[WHAT THE TASK ASKS]
Check every line below for the word "this" and copy the ones that have it.

[RAW DATA]
########################################

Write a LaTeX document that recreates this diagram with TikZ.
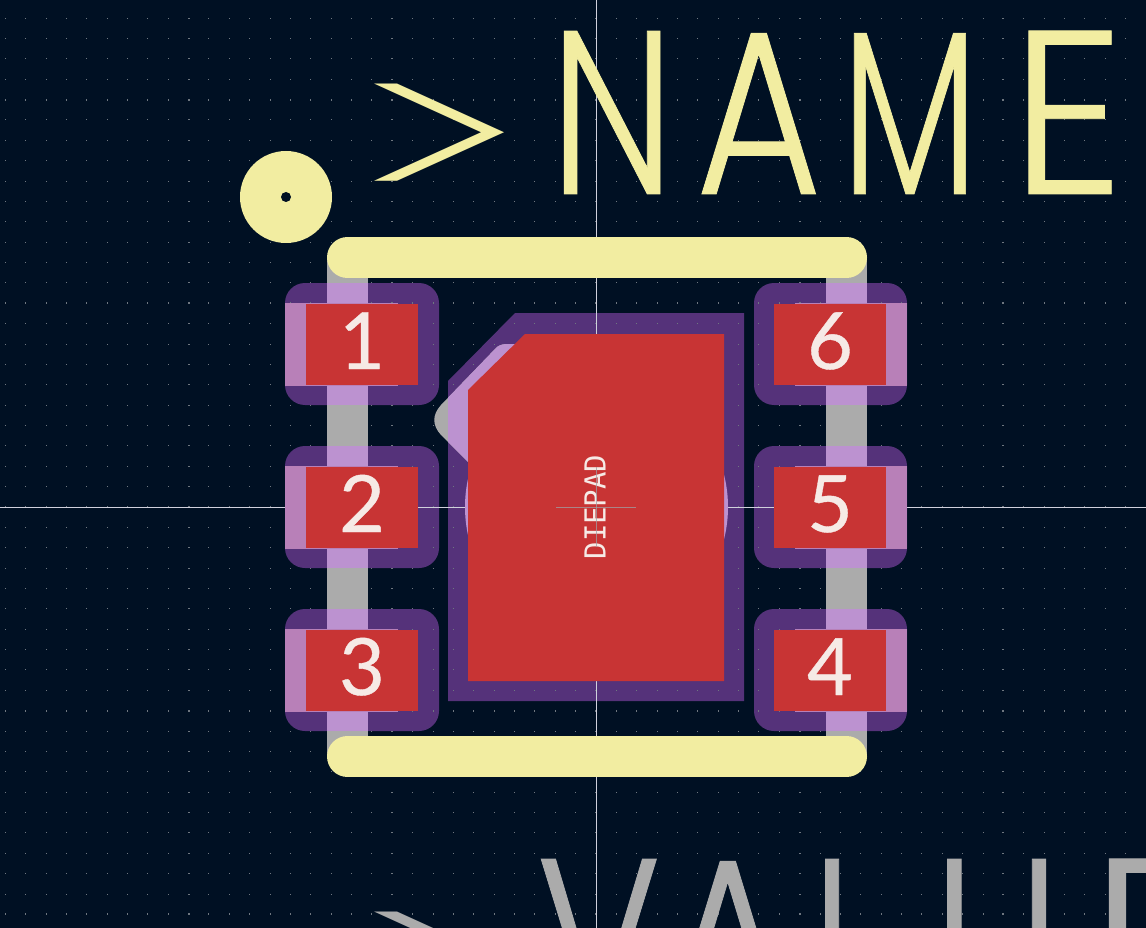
\documentclass[tikz,border=0pt]{standalone}
\usepackage{graphicx}
\usepackage{fontspec}
\setmainfont{Lato}
\newfontfamily\numfont[FakeBold=0.5]{Lato}
\newfontfamily\strokefont[UprightFont={* Light},FakeBold=0.4]{Poppins}
\newfontfamily\thinfont[UprightFont={* ExtraLight}]{Poppins}
\newfontfamily\monofont{DejaVu Sans Mono}
\definecolor{bgc}{HTML}{001023}
\definecolor{maskc}{HTML}{55327A}
\definecolor{lilac}{HTML}{BC92D0}
\definecolor{stripc}{HTML}{B880B8}
\definecolor{padc}{HTML}{C83434}
\definecolor{silk}{HTML}{F2EDA1}
\definecolor{fabc}{HTML}{ABABAB}
\definecolor{dotc}{HTML}{6F7780}
\definecolor{crossc}{HTML}{D0D0DC}
\definecolor{numc}{HTML}{F6EAE6}
\newcommand\ltr[3]{\rlap{\kern#1pt\scalebox{#2}[1]{#3}}}
\newcommand\gtsign{\raisebox{-16.4pt}{\scalebox{1.74}[0.89]{\thinfont\fontsize{233}{233}\selectfont >}}}
\tikzset{
  mask/.style={fill=maskc,draw=none,rounded corners=20pt},
  padnum/.style={text=numc,font=\numfont\fontsize{79}{79}\selectfont,inner sep=0pt,anchor=base},
  bigtext/.style={font=\strokefont\fontsize{233}{233}\selectfont,inner sep=0pt,anchor=base west},
}
\begin{document}
\begin{tikzpicture}[x=1pt,y=-1pt]
\useasboundingbox (0,0) rectangle (1146,928);
\clip (0,0) rectangle (1146,928);
\fill[bgc] (0,0) rectangle (1146,928);
% solder mask
\foreach \y in {283,446,609}{
  \fill[mask] (285,\y) rectangle (439,\y+122);
  \fill[mask] (754,\y) rectangle (907,\y+122);
}
\fill[maskc] (448,381) -- (515,313) -- (744,313) -- (744,701) -- (448,701) -- cycle;
% grid
\foreach \i in {-29,...,27}{
  \foreach \j in {-24,...,20}{
    \pgfmathsetmacro\dw{mod(\i,10)==0?0.95:0.5}
    \pgfmathsetmacro\dh{mod(\j,10)==0?0.95:0.5}
    \fill[dotc] (596+\i*20.37-\dw,507+\j*20.37-\dh) rectangle (596+\i*20.37+\dw,507+\j*20.37+\dh);
  }
}
% crosshair
\fill[crossc] (0,506.5) rectangle (1146,507.6);
\fill[crossc] (596,0) rectangle (597,928);
% fab sides
\fill[fabc] (327,258) rectangle (368,756);
\fill[fabc] (826,258) rectangle (867,756);
\foreach \y in {283,446,609}{
  \fill[lilac] (327,\y) rectangle (368,\y+122);
  \fill[lilac] (826,\y) rectangle (867,\y+122);
}
% pin-1 pointer
\fill[fabc] (441,405) -- (497,347) .. controls (501,344) and (505,344) .. (510,344) -- (530,344) -- (530,480) -- (468,480) -- (468,462) -- (441,435) .. controls (432,425) and (432,415) .. (441,405) -- cycle;
\begin{scope}
\clip (448,300) rectangle (600,500);
\fill[lilac] (441,405) -- (497,347) .. controls (501,344) and (505,344) .. (510,344) -- (530,344) -- (530,480) -- (468,480) -- (468,462) -- (441,435) -- cycle;
\end{scope}
\fill[lilac] (596.5,507) circle (131.5);
% pad bodies
\foreach \y in {303,466,629}{
  \fill[stripc] (285,\y) rectangle (398,\y+83);
  \fill[stripc] (795,\y) rectangle (907,\y+83);
}
% copper
\foreach \y in {304,467,630}{
  \fill[padc] (306,\y) rectangle (418,\y+81);
  \fill[padc] (774,\y) rectangle (886,\y+81);
}
\fill[padc] (468,390) -- (525,334) -- (724,334) -- (724,681) -- (468,681) -- cycle;
% labels
\node[padnum] (n1) at (362,369) {1};
\node[padnum] (n2) at (362,532) {2};
\node[padnum] (n3) at (362,695) {3};
\node[padnum] (n4) at (830,695) {4};
\node[padnum] (n5) at (830,532) {5};
\node[padnum] (n6) at (830,369) {6};
\node[text=numc,rotate=90,inner sep=0pt,font=\monofont\fontsize{29}{29}\selectfont] (die) at (595,507) {DIEPAD};
% anchor cross
\fill[gray!60!crossc,opacity=.75] (556,506.5) rectangle (636,507.5);
\fill[gray!60!crossc,opacity=.75] (596,467) rectangle (597,547);
% silk
\draw[silk,line width=41pt,line cap=round] (347.5,257.5) -- (846.5,257.5);
\draw[silk,line width=41pt,line cap=round] (347.5,756.5) -- (846.5,756.5);
\fill[silk] (286,197) circle (46);
\fill[bgc] (286,197) circle (5);
\node[bigtext,text=silk] (nm) at (374,194) {\ltr{-24}{1}{\gtsign}\ltr{175}{.78}{N}\ltr{321}{.83}{A}\ltr{466.5}{.70}{M}\ltr{636}{.97}{E}};
\node[bigtext,text=fabc] (vl) at (374,1022) {\ltr{-24}{1}{\gtsign}\ltr{162}{.81}{V}\ltr{290}{.83}{A}\ltr{436}{.8}{L}\ltr{558}{.83}{U}\ltr{716}{1}{E}};
\end{tikzpicture}
\end{document}
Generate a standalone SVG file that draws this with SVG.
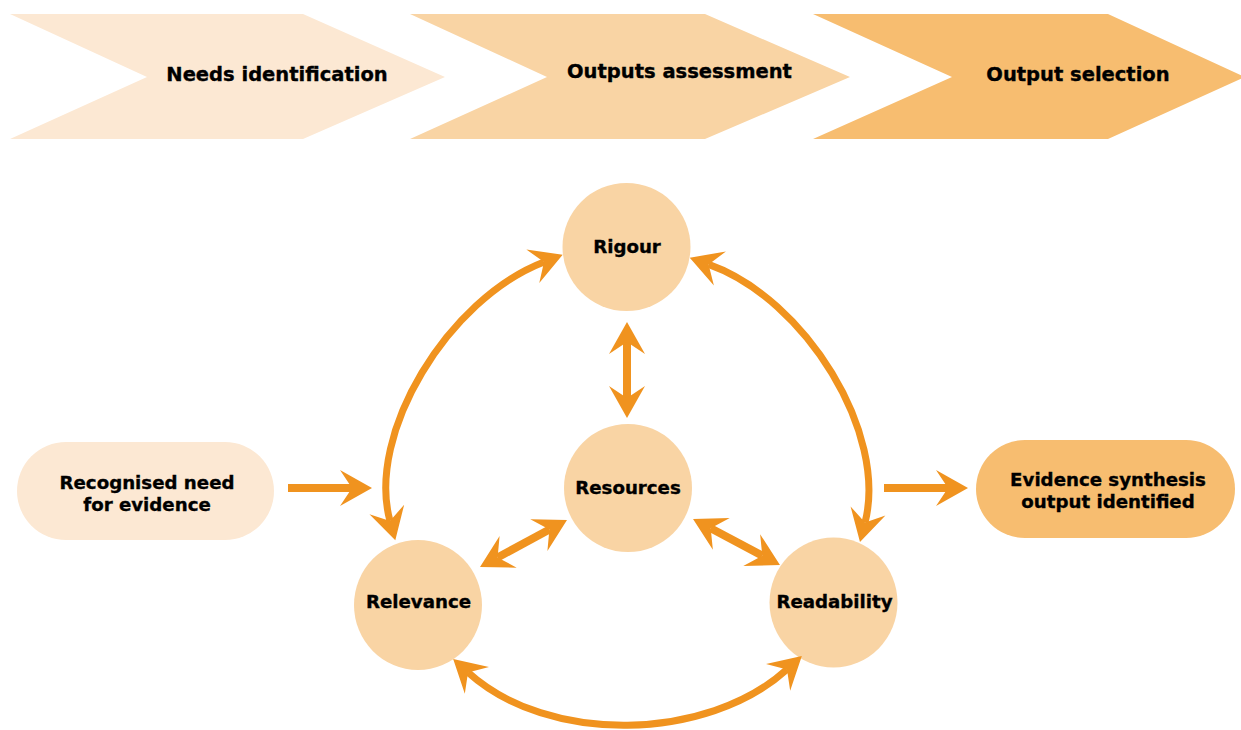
<svg xmlns="http://www.w3.org/2000/svg" width="1241" height="730" viewBox="0 0 1241 730">
<style>
.lbl{font-family:"DejaVu Sans","Verdana",sans-serif;font-weight:bold;fill:#000;stroke:#000;stroke-width:0.35;text-anchor:middle}
.stage{font-size:19.5px}
.node{font-size:18.2px}
.c1{fill:#FCE8D3}.c2{fill:#F9D4A4}.c3{fill:#F7BD70}
.arr{fill:none;stroke:#F0931F;stroke-width:8;marker-end:url(#ah)}
.dbl{fill:none;stroke:#F0931F;stroke-width:8;marker-start:url(#ah);marker-end:url(#ah)}
.arc{fill:none;stroke:#F0931F;stroke-width:7;marker-start:url(#ah);marker-end:url(#ah)}
</style>
<defs>
<marker id="ah" markerUnits="userSpaceOnUse" orient="auto-start-reverse" markerWidth="40" markerHeight="40" refX="0" refY="0" overflow="visible">
<path d="M20,0 L-12,-18 L0,0 L-12,18 Z" fill="#F0931F"/>
</marker>
</defs>
<rect width="1241" height="730" fill="#fff"/>
<g id="stage-needs">
<polygon class="c1" points="10,14 303,14 445,77 303,139 10,139 147,77"/>
<text class="lbl stage" x="277" y="80.5">Needs identification</text>
</g>
<g id="stage-assessment">
<polygon class="c2" points="410,14 705,14 850,77 705,139 410,139 547,77"/>
<text class="lbl stage" x="679.5" y="78">Outputs assessment</text>
</g>
<g id="stage-selection">
<polygon class="c3" points="813,14 1108,14 1245,77 1108,139 813,139 952,77"/>
<text class="lbl stage" x="1078" y="80.5">Output selection</text>
</g>
<g id="node-need">
<rect class="c1" x="17" y="442" width="257" height="98" rx="49" ry="49"/>
<text class="lbl node" x="147" y="489">Recognised need</text>
<text class="lbl node" x="147" y="511">for evidence</text>
</g>
<g id="node-output">
<rect class="c3" x="976" y="440" width="259" height="98" rx="49" ry="49"/>
<text class="lbl node" x="1108" y="485.5">Evidence synthesis</text>
<text class="lbl node" x="1108" y="507.5">output identified</text>
</g>
<g id="node-rigour">
<circle class="c2" cx="626.5" cy="247" r="64"/>
<text class="lbl node" x="627" y="253">Rigour</text>
</g>
<g id="node-resources">
<circle class="c2" cx="628" cy="488" r="64"/>
<text class="lbl node" x="628" y="494">Resources</text>
</g>
<g id="node-relevance">
<ellipse class="c2" cx="418" cy="605" rx="64" ry="65"/>
<text class="lbl node" x="418.5" y="608">Relevance</text>
</g>
<g id="node-readability">
<ellipse class="c2" cx="833.5" cy="602.5" rx="64" ry="65"/>
<text class="lbl node" x="834.5" y="608">Readability</text>
</g>
<g id="connectors">
<path class="arr" d="M288,488 L352,488"/>
<path class="arr" d="M884,488 L948,488"/>
<path class="dbl" d="M627,342 L627,398"/>
<path class="dbl" d="M549.4,529.5 L497.6,557.5"/>
<path class="dbl" d="M710.7,528.3 L762.3,555.7"/>
<path class="arc" d="M390,521 C366,433.7 448,299 544,262"/>
<path class="arc" d="M865,522.6 C888,433.7 806,299 708.6,264.4"/>
<path class="arc" d="M468,672.4 C548,744.8 707,741.8 787,669.4"/>
</g>
</svg>
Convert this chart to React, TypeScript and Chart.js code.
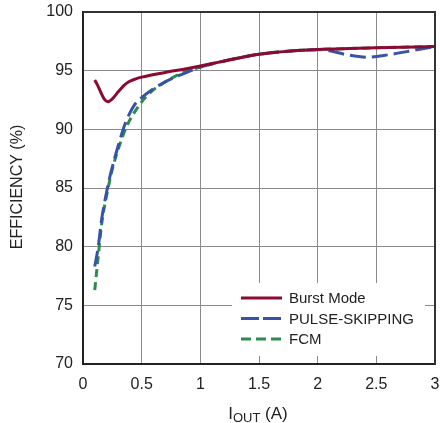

########################################

[OUTPUT OF THE TASK]
Write a LaTeX document that recreates this diagram with TikZ.
Generate a standalone SVG file that draws this with SVG.
Convert this chart to React, TypeScript and Chart.js code.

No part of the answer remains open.